An important related issue of huge practical importance on a day-to-day basis is the increased difficulty in making a diagnosis of cancer in obese patients.2,3 Obesity is associated with delays to diagnosis attributed to confounding symptomatology, limitations to clinical examination and reduced image quality in most radiological examinations.

Over my 26 years in radiology I have witnessed the increasing challenges facing clinicians who are trying their best to diagnose and manage disease against an increasing prevalence of obesity. From the radiologists’ perspective it appears that, regardless of the disease in question, the presentation, diagnosis and ability to deliver effective treatment without complications is impaired in obese patients.
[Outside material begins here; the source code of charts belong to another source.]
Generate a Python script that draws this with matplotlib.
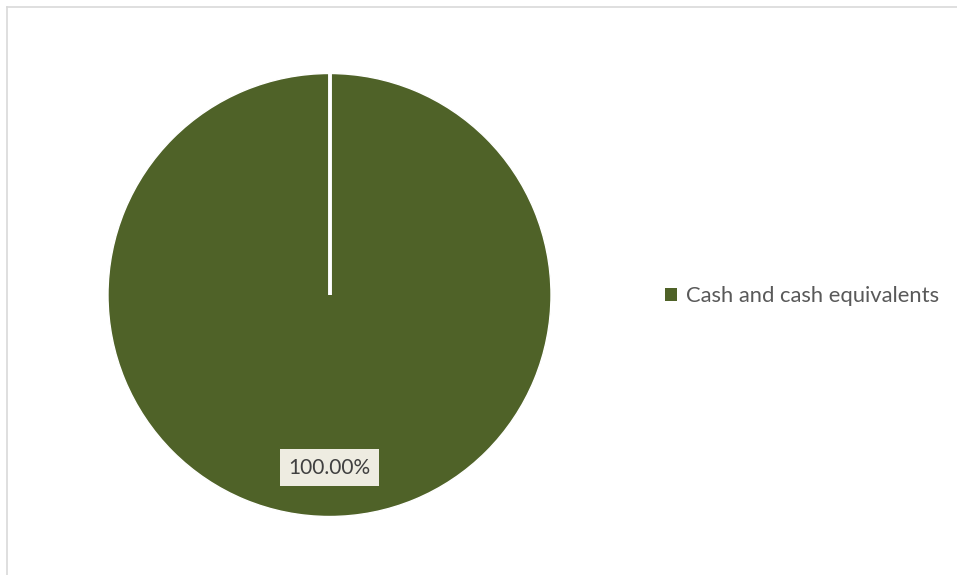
import matplotlib
matplotlib.use("Agg")
import matplotlib.pyplot as plt
from matplotlib.patches import Patch
from matplotlib.lines import Line2D

categories = ["Cash and cash equivalents"]
values = [100.0]
colors = ["#4F6228"]

W, H = 957, 575
fig = plt.figure(figsize=(W / 100, H / 100), dpi=100)
fig.patch.set_facecolor("white")

# chart border (top and left visible)
fig.add_artist(Line2D([7 / W, 1.0], [1 - 7 / H, 1 - 7 / H], transform=fig.transFigure,
                      color="#D9D9D9", lw=1.2))
fig.add_artist(Line2D([7 / W, 7 / W], [0, 1 - 7 / H], transform=fig.transFigure,
                      color="#D9D9D9", lw=1.2))

cx, cy, r = 329.5, 295, 221.5
ax = fig.add_axes([(cx - r) / W, (H - cy - r) / H, 2 * r / W, 2 * r / H])
wedges, _ = ax.pie(values, colors=colors, startangle=90, counterclock=False, radius=1.0,
                   wedgeprops=dict(edgecolor="white", linewidth=1.0))
ax.set_xlim(-1, 1)
ax.set_ylim(-1, 1)
ax.set_aspect("auto")
ax.axis("off")
# slice boundary at 12 o'clock (single full slice)
ax.plot([0, 0], [0, 1.0], color="white", lw=2.8, solid_capstyle="butt", zorder=5)

total = sum(values)
ax.text(0.0, -0.78, f"{values[0] / total * 100:.2f}%", ha="center", va="center",
        fontsize=15, color="#404040", family="Lato",
        bbox=dict(boxstyle="square,pad=0.4", fc="#EEECE1", ec="none"), zorder=6)

handles = [Patch(facecolor=c, edgecolor="none") for c in colors]
leg = fig.legend(handles, categories, loc="center left", bbox_to_anchor=(645 / W, 1 - 296 / H),
                 frameon=False, prop=dict(family="Lato", size=15.8), handlelength=0.55,
                 handleheight=0.55, handletextpad=0.4, labelcolor="#595959")

fig.savefig("out.png", dpi=100)
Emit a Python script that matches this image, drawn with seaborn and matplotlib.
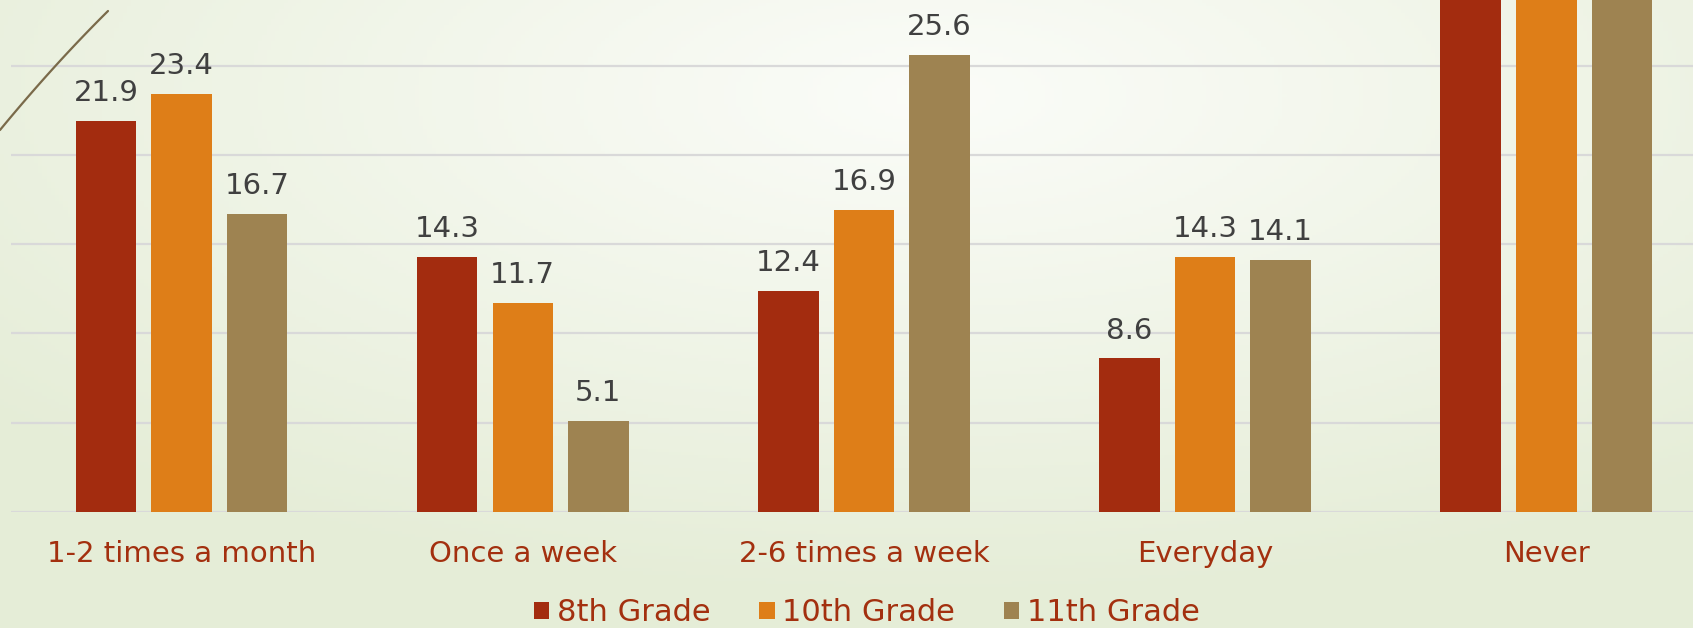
import numpy as np
import pandas as pd
import matplotlib
matplotlib.use("Agg")
import matplotlib.pyplot as plt
from matplotlib.patches import Patch
from matplotlib.lines import Line2D
import seaborn as sns

categories = ["1-2 times a month", "Once a week", "2-6 times a week", "Everyday", "Never"]
grades = ["8th Grade", "10th Grade", "11th Grade"]
grade8 = [21.9, 14.3, 12.4, 8.6, 42.8]
grade10 = [23.4, 11.7, 16.9, 14.3, 33.7]
grade11 = [16.7, 5.1, 25.6, 14.1, 38.5]
colors = ["#A32C0F", "#DE7E18", "#9E8351"]

df = pd.DataFrame({
    "category": categories * 3,
    "grade": [grades[0]] * 5 + [grades[1]] * 5 + [grades[2]] * 5,
    "value": grade8 + grade10 + grade11,
})

sns.set_theme(style="white")
plt.rcParams["font.family"] = ["DejaVu Sans"]

W, H = 1693, 628
fig = plt.figure(figsize=(W / 100, H / 100), dpi=100)

# background gradient
bg = fig.add_axes([0, 0, 1, 1], zorder=-10)
yy, xx = np.mgrid[0:1:200j, 0:1:400j]
d = np.sqrt(((xx - 0.55) * 1.0) ** 2 + ((yy - 0.15) * 0.9) ** 2)
d = np.clip(d / 0.72, 0, 1)
c_in = np.array([0.985, 0.99, 0.975])
c_out = np.array([0.90, 0.93, 0.845])
img = c_in[None, None, :] * (1 - d[..., None]) + c_out[None, None, :] * d[..., None]
bg.imshow(img, aspect="auto", extent=[0, 1, 1, 0])
bg.set_axis_off()

ax = fig.add_axes([11 / W, 1 - 512 / H, 1 - 11 / W, 512 / H])
ax.set_facecolor("none")

sns.barplot(data=df, x="category", y="value", hue="grade", order=categories,
            hue_order=grades, palette=colors, width=0.665, gap=0.2,
            saturation=1, ax=ax, legend=False, zorder=3,
            linewidth=0, edgecolor="none")

for cont in ax.containers:
    ax.bar_label(cont, fmt="%.1f", padding=10, fontsize=21, color="#404040")

ax.set_xlim(-0.5, 4.43)
ax.set_ylim(0, 28.68)
ax.set_yticks([0, 5, 10, 15, 20, 25])
ax.set_yticklabels([])
ax.yaxis.grid(True, color="#D9D9D9", linewidth=1.6, zorder=0)
ax.set_axisbelow(True)
for s in ax.spines.values():
    s.set_visible(False)
ax.tick_params(axis="x", length=0, pad=20, labelsize=21, labelcolor="#A3300F")
ax.tick_params(axis="y", length=0)
ax.set_xlabel("")
ax.set_ylabel("")

handles = [Patch(facecolor=c, edgecolor="none") for c in colors]
leg = ax.legend(handles, grades, loc="center", bbox_to_anchor=(0.512, 0.024),
                bbox_transform=fig.transFigure, ncol=3, frameon=False,
                fontsize=22, handlelength=0.5, handleheight=0.5,
                handletextpad=0.25, columnspacing=1.6)
for t in leg.get_texts():
    t.set_color("#A3300F")

# decorative line (top-left)
tt = np.linspace(0, 1, 30)
px = 108 * tt
py = 130 - 119 * tt - 12 * tt * (1 - tt)
fig.add_artist(Line2D(px / W, 1 - py / H, color="#7A6A4A", linewidth=1.6,
                      transform=fig.transFigure))

fig.savefig("out.png", dpi=100)
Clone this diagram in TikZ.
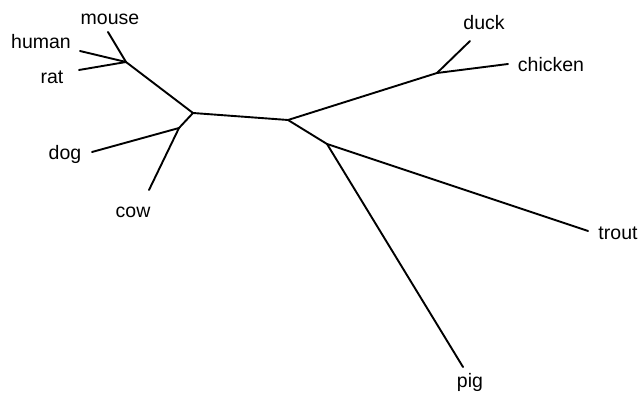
\documentclass[tikz,border=0pt]{standalone}
\usepackage{fontspec}
\setmainfont{Liberation Sans}
\begin{document}
\begin{tikzpicture}[x=1pt,y=-1pt,
  branch/.style={line width=1.9pt,black,line cap=round},
  taxon/.style={anchor=base,inner sep=0pt,text=black,font=\fontsize{19.5}{22}\selectfont}]
\useasboundingbox (0,0) rectangle (638,398);

% internal nodes of the tree
\coordinate (jA) at (126,62);
\coordinate (jB) at (193,113);
\coordinate (jC) at (179,128);
\coordinate (jD) at (288,120);
\coordinate (jE) at (437,73);
\coordinate (jF) at (327,144);

% branch tips
\coordinate (tMouse)   at (108,32);
\coordinate (tHuman)   at (80,51);
\coordinate (tRat)     at (79,70);
\coordinate (tDog)     at (92,152);
\coordinate (tCow)     at (149,190);
\coordinate (tDuck)    at (470,41);
\coordinate (tChicken) at (508,64);
\coordinate (tTrout)   at (588,231);
\coordinate (tPig)     at (463,367);

% taxon labels
\node[taxon] (mouse)   at (110,25)  {mouse};
\node[taxon] (human)   at (41,49)   {human};
\node[taxon] (rat)     at (52,84)   {rat};
\node[taxon] (dog)     at (65,160)  {dog};
\node[taxon] (cow)     at (133,218) {cow};
\node[taxon] (duck)    at (484,30)  {duck};
\node[taxon] (chicken) at (551,72)  {chicken};
\node[taxon] (trout)   at (618,240) {trout};
\node[taxon] (pig)     at (470,388) {pig};

% branches
\draw[branch] (jB) -- (jD);
\draw[branch] (jB) -- (jA);
\draw[branch] (jB) -- (jC);
\draw[branch] (jA) -- (tMouse);
\draw[branch] (jA) -- (tHuman);
\draw[branch] (jA) -- (tRat);
\draw[branch] (jC) -- (tDog);
\draw[branch] (jC) -- (tCow);
\draw[branch] (jD) -- (jE);
\draw[branch] (jD) -- (jF);
\draw[branch] (jE) -- (tDuck);
\draw[branch] (jE) -- (tChicken);
\draw[branch] (jF) -- (tTrout);
\draw[branch] (jF) -- (tPig);
\end{tikzpicture}
\end{document}
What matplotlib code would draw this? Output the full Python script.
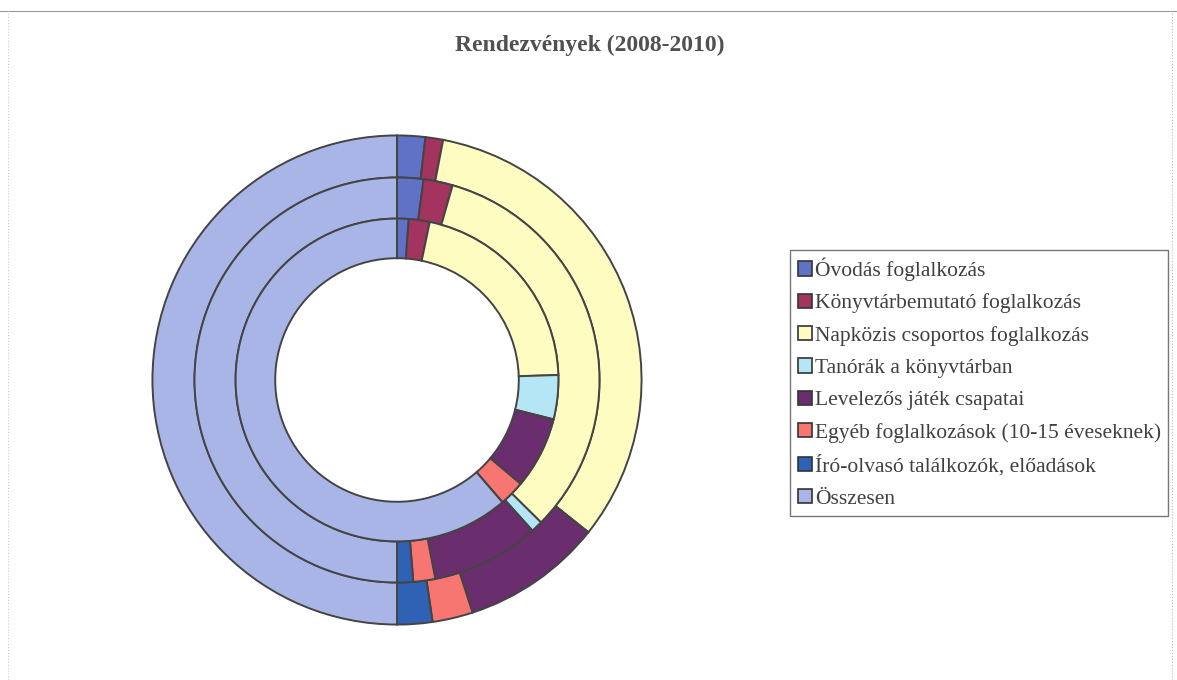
import matplotlib.pyplot as plt
from matplotlib.patches import Patch

# categories (legend order) and values per ring
categories = ['Óvodás foglalkozás', 'Könyvtárbemutató foglalkozás',
              'Napközis csoportos foglalkozás', 'Tanórák a könyvtárban',
              'Levelezős játék csapatai', 'Egyéb foglalkozások (10-15 éveseknek)',
              'Író-olvasó találkozók, előadások', 'Összesen']
vals_2008 = [10, 18, 183, 38, 62, 22, 0, 528]
vals_2009 = [18, 20, 283, 8, 74, 15, 11, 429]
vals_2010 = [16, 10, 281, 0, 80, 23, 20, 430]

colors = ['#5f72c6', '#a3335f', '#fffcc2', '#b4e6f5',
          '#6a2d6e', '#f77672', '#2f62b5', '#a9b5e6']

W, H = 1177, 680
fig = plt.figure(figsize=(W / 100, H / 100), dpi=100)

# pie axes: centre (397, 380) px, outer radius 247 px
cx, cy, R = 397, 380, 247
ax = fig.add_axes([(cx - R) / W, 1 - (cy + R) / H, 2 * R / W, 2 * R / H])

rings = [(vals_2010, 1.0, 0.172), (vals_2009, 0.828, 0.168), (vals_2008, 0.66, 0.162)]
for vals, rad, wid in rings:
    ax.pie(vals, radius=rad, colors=colors, startangle=90, counterclock=False,
           wedgeprops=dict(width=wid, edgecolor='#444444', linewidth=1.4))
ax.set_xlim(-1.01, 1.01)
ax.set_ylim(-1.01, 1.01)
ax.set_aspect('equal')
ax.axis('off')

fig.text(590 / W, 1 - 45 / H, 'Rendezvények (2008-2010)', ha='center', va='center',
         fontsize=17, fontweight='bold', family='Liberation Serif', color='#505050')

handles = [Patch(facecolor=c, edgecolor='#333333', linewidth=1.2) for c in colors]
leg = fig.legend(handles, categories, loc='upper left',
                 bbox_to_anchor=(790 / W, 1 - 250 / H),
                 prop={'family': 'Liberation Serif', 'size': 15.5},
                 frameon=True, fancybox=False, edgecolor='#555555',
                 handlelength=0.65, handleheight=0.65, handletextpad=0.15,
                 labelspacing=0.58, borderpad=0.35, borderaxespad=0)
leg.get_frame().set_linewidth(1.0)
for t in leg.get_texts():
    t.set_color('#404040')

# faint page border like the scan
fig.add_artist(plt.Line2D([0, 1], [1 - 11 / H, 1 - 11 / H], color='#999999', lw=0.8))
fig.add_artist(plt.Line2D([1172 / W, 1172 / W], [0, 1 - 11 / H], color='#bbbbbb', lw=0.8, ls=':'))
fig.add_artist(plt.Line2D([8 / W, 8 / W], [0, 1 - 11 / H], color='#cccccc', lw=0.8, ls=':'))

fig.savefig('out.png', dpi=100)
Further, outcomes for several common cancers are poorer in obese patients, in part but not exclusively due to comorbidities.3

There is indeed a link between obesity and increased risk of cancer, but there is also abundant observational and prima facie evidence that the diagnosis of cancer, along with many other diseases, is harder to make in obese patients, and that outcomes from treatment are poorer.

Ian Zealley

Consultant Radiologist, Western General Hospital, Edinburgh and Ninewells Hospital, Dundee


doi: 10.4997/JRCPE.2021.132


1 Wilcock S, Haboubi N. Obesity and the risk of malignancy: an evolving saga. J R Coll Physicians Edinb 2020: 50; 392–397. doi:10.4997/JRCPE.2020.408.

2 (accessed 24/1/21).

3 Demark-Wahnefried et al. The role of obesity in cancer survival and recurrence. Cancer Epidemiol Biomarkers Prev; 2012: 1244–1259. doi: 10.1158/1055-9965.EPI-12-0485.

Retrospective studies – utility and caveats

I read with interest the paper by Talari and Goyal in your journal.1

One substantial benefit of retrospective study designs which was not mentioned in their paper is that a retrospective design allows for the study of human decision-making without introducing the risk of bias known as the Hawthorne effect. The Hawthorne effect occurs when people behave differently because they know they are being watched.2

From my own experience a study of the timing of CT scanning in acute pancreatitis produced striking results.3 The prevailing UK guideline at the time recommended that CT scanning not be performed prior to the sixth day of admission.4 The study found that half of these patients underwent CT scanning earlier than recommended, and that none of these scans resulted in any beneficial therapeutic intervention. It is almost inconceivable that the clinicians and radiologists who requested and performed these CT scans would have deviated so hugely from the guideline had they known that they were being observed.

Much of medicine is predicated on human decision-making. Avoiding the Hawthorne effect is essential for studies of decision-making to be valid. Retrospective studies have a useful part to play in this.

Ian Zealley

Consultant Radiologist, Western General Hospital, Edinburgh and Ninewells Hospital, Dundee


doi: 10.4997/JRCPE.2021.133


1 Talari K, Goyal M. Retrospective studies – utility and caveats. J R Coll Physicians Edinb 2020: 50; 398-402. doi:10.4997/JRCPE.2020.409.

2 (accessed 24/11/21).

3 Dobbs NW et al. Acute pancreatitis: a comparison of intervention rates precipitated by early vs guideline CT timing. Clin Radiol 2016; 71: 993­–6. doi:10.1016/j.crad.2016.06.113.

3 Working Party of the British Society of Gastroenterology, Association of Surgeons of Great Britain and Ireland, Pancreatic Society of Great Britain and Ireland. UK guidelines for the management of acute pancreatitis. Gut 2005; 54: iii1–iii9. doi: 10.1136/gut.2004.057026.